Accession # : U014.3.381
Width (cm) : 54.50
Height (cm) : 55.00
Depth (cm) :
Mandatory Credit : Gift from the Collection of George and Christiane Smyth
Artist Statement : "The Kwaguilth people of Fort Rupert, B.C. have many legends to tell that have been passed down from generation to generation. There is the story of the Dzunukwa, wicked women who live in the woods who try to trick children into the woods by whistling to them, and then when they are caught they are eaten. The Frog is a messenger from the Animal Kingdom to the Underwater Kingdom. Some say they warn of coming warrior canoes, and that they help his people prepare for the battle to come. The Thunderbird itself is a mythical being which is a powerful and well respected creature. With its own dance in the Big House, it is considered a great honour to have this dance and crest handed down to you. Not to be taken lightly. I have depicted the Thunderbird as a mythical being in human form, to act as a pallet, from which our people see themselves when they are given these crests, to have as their own.
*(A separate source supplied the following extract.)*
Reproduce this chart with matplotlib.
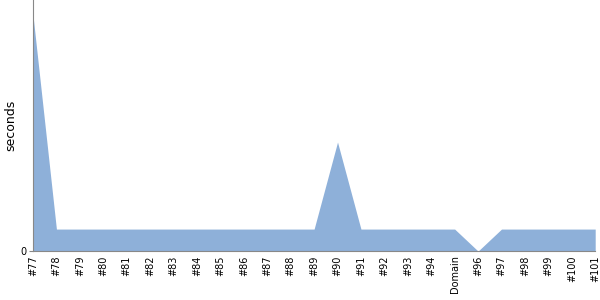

It is as if the person who holds the honour of having the crest of the Thunderbird has in fact transformed into the creature itself. The Thunderbird is shown feasting on the abundance of food that our land has to offer. As flight is now part of his form, food will be plentiful for this man to have at his discretion. He can forage and bring back to his people readily. It is very important for our family to keep with our traditional forms of artwork so that the form can continue to be passed down. In its truest essence."